Environment and Climate Change Canada’s own messaging shows that our country isn’t burning to the ground!
Will they scrap the carbon tax or their inconvenient weather bulletins?
It’s probably one of the most predictable things about the weather in Canada - that politicians and environmentalists will eventually dub this year “the hottest summer on record”. Either the last year was just declared the hottest year ever, or the next year will be that one. It’s a constant cycle of anxiety and dire warnings.
But is that true? Was last year the hottest? Not for large parts of Canada, and maybe not even for all parts of Canada, given the short nature of the so-called record.
Blacklocks Reporter has the story behind their paywall:
“The Department of Environment in a climate change bulletin said this past summer was cooler in much of the country than in the 1950s. Data followed election claims the planet was “burning”.
“National temperatures were seven-tenths of a degree above average, the same as the summer of 1955.”

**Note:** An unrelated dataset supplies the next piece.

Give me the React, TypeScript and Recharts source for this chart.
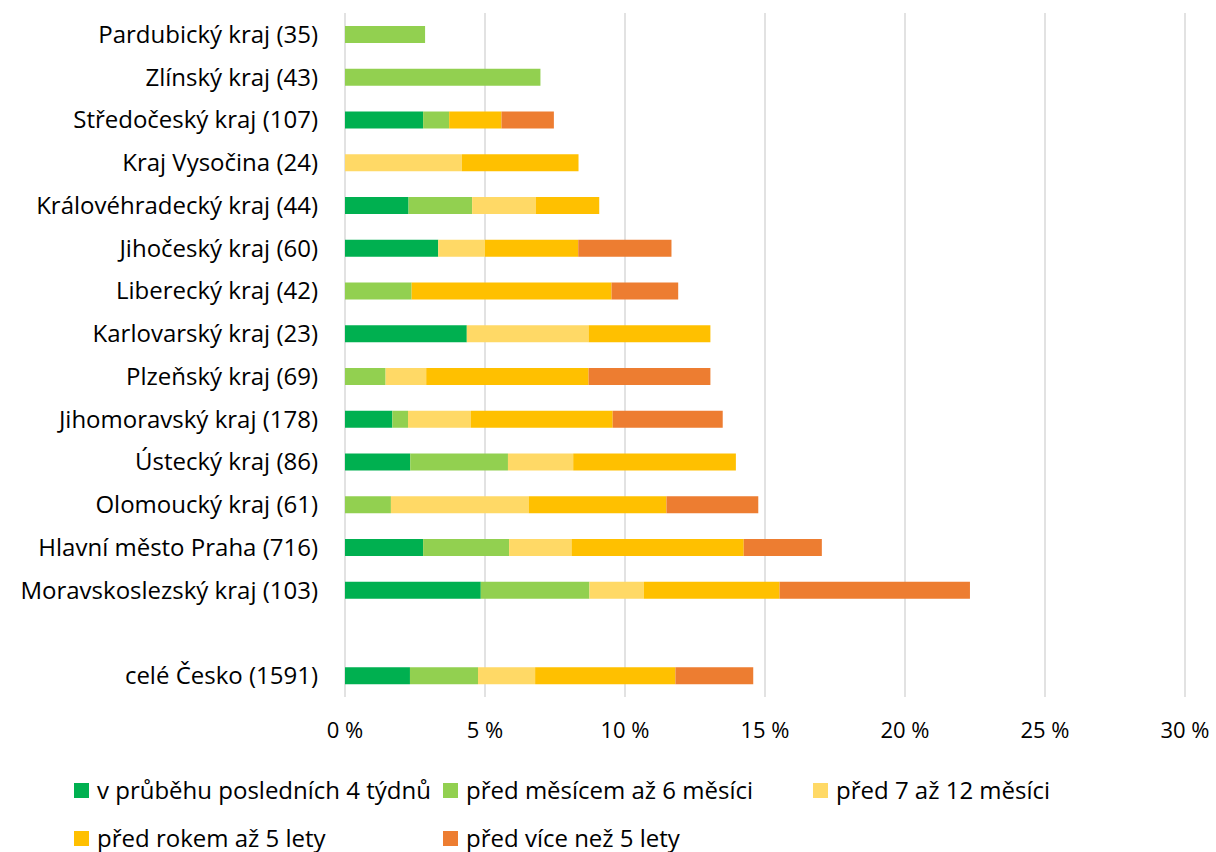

Blacklocks referred to an Environment and Climate Change messaging document called Climate Trends And Variations Bulletin. So I found that bulletin and I read it. It was a mixed bag but whatever way you slice it, Canada is not in the throes of a climate catastrophe.
“The national average temperature for the summer (June–August) of 2019 was 0.6°C above the baseline average (defined as the mean over the 1961–1990 reference period), based on preliminary data, which is the 25th warmest observed since nationwide recording began in 1948”
The 25th warmest year on record but the record is only the 72 most recent years in human history.
“Yukon, western and southern British Columbia, Ontario, Quebec, New Brunswick, Nova Scotia and Prince Edward Island also experienced temperatures above the baseline average”
But here's the kicker:
“Below-average temperatures were experienced in Northwest Territories, northeastern British Columbia, Alberta, Saskatchewan and Labrador.”
All those climate emergency declarations proclaimed in Canadian cities last year as part of a global movement seem a little unnecessary now, don’t you think?